==== Dataset content
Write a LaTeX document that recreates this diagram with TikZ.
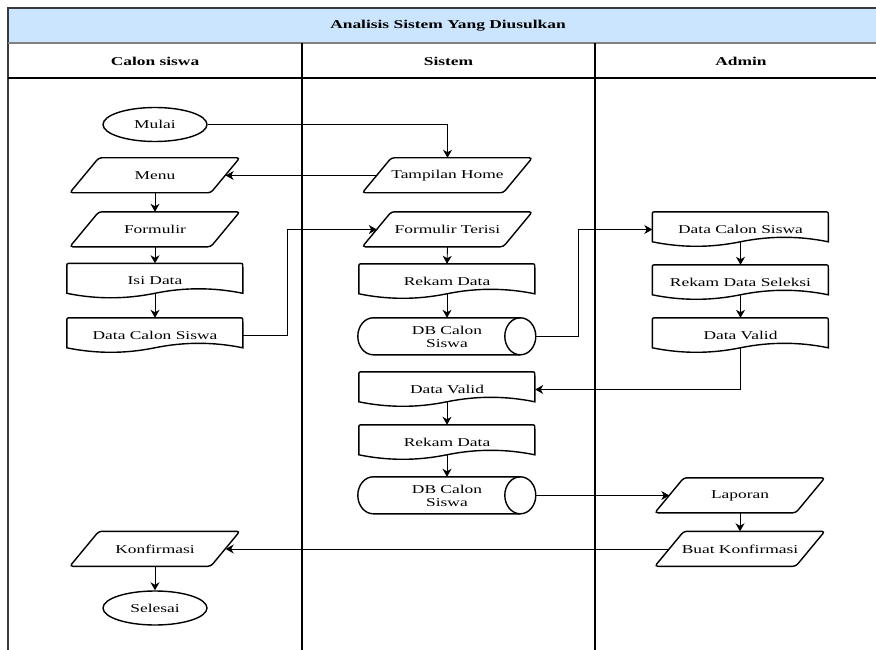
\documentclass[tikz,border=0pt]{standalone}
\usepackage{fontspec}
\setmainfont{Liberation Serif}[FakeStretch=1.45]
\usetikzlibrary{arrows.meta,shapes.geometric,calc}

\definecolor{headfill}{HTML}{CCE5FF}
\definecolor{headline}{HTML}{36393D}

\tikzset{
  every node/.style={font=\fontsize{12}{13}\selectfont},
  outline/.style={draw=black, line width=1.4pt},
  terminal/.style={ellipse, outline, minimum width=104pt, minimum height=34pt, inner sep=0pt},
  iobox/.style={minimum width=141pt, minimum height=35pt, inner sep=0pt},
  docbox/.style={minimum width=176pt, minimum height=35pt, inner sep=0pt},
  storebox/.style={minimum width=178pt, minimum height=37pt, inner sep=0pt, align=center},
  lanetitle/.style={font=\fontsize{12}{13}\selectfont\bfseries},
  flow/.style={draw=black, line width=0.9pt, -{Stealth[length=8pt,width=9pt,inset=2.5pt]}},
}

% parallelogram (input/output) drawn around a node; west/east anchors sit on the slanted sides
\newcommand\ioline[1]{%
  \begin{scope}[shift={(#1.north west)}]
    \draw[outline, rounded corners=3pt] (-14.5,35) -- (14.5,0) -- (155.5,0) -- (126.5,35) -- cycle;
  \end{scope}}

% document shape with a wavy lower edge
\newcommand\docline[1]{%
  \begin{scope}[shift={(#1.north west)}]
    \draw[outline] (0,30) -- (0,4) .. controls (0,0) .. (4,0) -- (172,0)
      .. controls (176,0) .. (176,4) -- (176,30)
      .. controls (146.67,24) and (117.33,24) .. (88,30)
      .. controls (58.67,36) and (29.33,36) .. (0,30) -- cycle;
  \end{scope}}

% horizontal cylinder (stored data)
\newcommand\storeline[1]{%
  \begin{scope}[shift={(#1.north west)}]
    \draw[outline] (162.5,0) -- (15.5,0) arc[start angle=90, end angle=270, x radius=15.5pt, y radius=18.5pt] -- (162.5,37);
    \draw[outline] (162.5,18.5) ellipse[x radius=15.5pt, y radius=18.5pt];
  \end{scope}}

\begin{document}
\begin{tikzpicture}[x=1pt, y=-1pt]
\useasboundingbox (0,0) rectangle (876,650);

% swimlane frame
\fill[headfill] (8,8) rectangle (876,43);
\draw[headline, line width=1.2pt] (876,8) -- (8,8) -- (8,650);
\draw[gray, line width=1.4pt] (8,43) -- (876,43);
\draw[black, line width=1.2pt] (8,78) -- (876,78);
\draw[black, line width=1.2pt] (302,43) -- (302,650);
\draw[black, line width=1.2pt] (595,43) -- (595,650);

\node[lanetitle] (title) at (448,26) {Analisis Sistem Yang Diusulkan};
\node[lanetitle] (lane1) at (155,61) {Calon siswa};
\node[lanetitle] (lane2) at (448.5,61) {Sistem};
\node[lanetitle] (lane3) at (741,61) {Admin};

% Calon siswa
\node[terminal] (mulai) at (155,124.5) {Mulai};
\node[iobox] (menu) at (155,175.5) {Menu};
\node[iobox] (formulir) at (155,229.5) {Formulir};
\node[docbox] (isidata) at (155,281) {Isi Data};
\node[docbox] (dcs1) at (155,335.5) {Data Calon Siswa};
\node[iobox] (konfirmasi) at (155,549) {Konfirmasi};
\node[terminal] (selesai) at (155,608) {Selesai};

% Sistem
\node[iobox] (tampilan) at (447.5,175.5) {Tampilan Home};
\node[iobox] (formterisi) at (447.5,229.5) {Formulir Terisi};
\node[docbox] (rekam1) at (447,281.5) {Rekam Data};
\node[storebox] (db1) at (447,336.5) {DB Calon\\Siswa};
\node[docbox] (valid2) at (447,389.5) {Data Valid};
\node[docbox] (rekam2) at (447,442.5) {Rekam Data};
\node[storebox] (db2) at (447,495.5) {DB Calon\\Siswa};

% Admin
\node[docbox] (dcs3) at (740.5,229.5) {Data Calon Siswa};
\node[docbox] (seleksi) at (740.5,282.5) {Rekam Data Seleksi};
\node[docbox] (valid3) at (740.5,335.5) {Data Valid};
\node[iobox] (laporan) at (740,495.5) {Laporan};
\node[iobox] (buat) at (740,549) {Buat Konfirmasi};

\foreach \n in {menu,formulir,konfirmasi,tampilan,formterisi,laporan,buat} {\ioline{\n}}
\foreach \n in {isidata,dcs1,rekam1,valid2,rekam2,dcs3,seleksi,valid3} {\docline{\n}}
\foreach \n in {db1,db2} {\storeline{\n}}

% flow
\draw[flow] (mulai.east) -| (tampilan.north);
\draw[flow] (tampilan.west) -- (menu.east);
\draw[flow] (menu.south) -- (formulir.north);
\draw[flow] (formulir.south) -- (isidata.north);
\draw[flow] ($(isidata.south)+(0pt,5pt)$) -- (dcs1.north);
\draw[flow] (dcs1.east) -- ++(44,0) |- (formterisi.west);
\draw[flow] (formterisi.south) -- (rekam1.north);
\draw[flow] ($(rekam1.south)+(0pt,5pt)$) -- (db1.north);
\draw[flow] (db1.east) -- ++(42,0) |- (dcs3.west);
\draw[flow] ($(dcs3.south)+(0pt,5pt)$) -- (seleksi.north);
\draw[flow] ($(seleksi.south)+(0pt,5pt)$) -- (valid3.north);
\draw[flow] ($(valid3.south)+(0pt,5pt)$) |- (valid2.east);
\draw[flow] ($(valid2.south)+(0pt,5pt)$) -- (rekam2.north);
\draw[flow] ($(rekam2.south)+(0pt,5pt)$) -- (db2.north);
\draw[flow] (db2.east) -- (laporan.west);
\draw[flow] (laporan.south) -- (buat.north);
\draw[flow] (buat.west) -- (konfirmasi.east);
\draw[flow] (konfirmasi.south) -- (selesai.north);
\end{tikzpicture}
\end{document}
========
_To be done_.
Please reproduce the listing exactly from its opening line through the line that contains "(0,0) rectangle (876,650);", both included, with all pictures omitted.

_Problem solution_.
Write a LaTeX document that recreates this diagram with TikZ.
\documentclass[tikz,border=0pt]{standalone}
\usepackage{fontspec}
\setmainfont{Liberation Serif}[FakeStretch=1.45]
\usetikzlibrary{arrows.meta,shapes.geometric,calc}

\definecolor{headfill}{HTML}{CCE5FF}
\definecolor{headline}{HTML}{36393D}

\tikzset{
  every node/.style={font=\fontsize{12}{13}\selectfont},
  outline/.style={draw=black, line width=1.4pt},
  terminal/.style={ellipse, outline, minimum width=104pt, minimum height=34pt, inner sep=0pt},
  iobox/.style={minimum width=141pt, minimum height=35pt, inner sep=0pt},
  docbox/.style={minimum width=176pt, minimum height=35pt, inner sep=0pt},
  storebox/.style={minimum width=178pt, minimum height=37pt, inner sep=0pt, align=center},
  lanetitle/.style={font=\fontsize{12}{13}\selectfont\bfseries},
  flow/.style={draw=black, line width=0.9pt, -{Stealth[length=8pt,width=9pt,inset=2.5pt]}},
}

% parallelogram (input/output) drawn around a node; west/east anchors sit on the slanted sides
\newcommand\ioline[1]{%
  \begin{scope}[shift={(#1.north west)}]
    \draw[outline, rounded corners=3pt] (-14.5,35) -- (14.5,0) -- (155.5,0) -- (126.5,35) -- cycle;
  \end{scope}}

% document shape with a wavy lower edge
\newcommand\docline[1]{%
  \begin{scope}[shift={(#1.north west)}]
    \draw[outline] (0,30) -- (0,4) .. controls (0,0) .. (4,0) -- (172,0)
      .. controls (176,0) .. (176,4) -- (176,30)
      .. controls (146.67,24) and (117.33,24) .. (88,30)
      .. controls (58.67,36) and (29.33,36) .. (0,30) -- cycle;
  \end{scope}}

% horizontal cylinder (stored data)
\newcommand\storeline[1]{%
  \begin{scope}[shift={(#1.north west)}]
    \draw[outline] (162.5,0) -- (15.5,0) arc[start angle=90, end angle=270, x radius=15.5pt, y radius=18.5pt] -- (162.5,37);
    \draw[outline] (162.5,18.5) ellipse[x radius=15.5pt, y radius=18.5pt];
  \end{scope}}

\begin{document}
\begin{tikzpicture}[x=1pt, y=-1pt]
\useasboundingbox (0,0) rectangle (876,650);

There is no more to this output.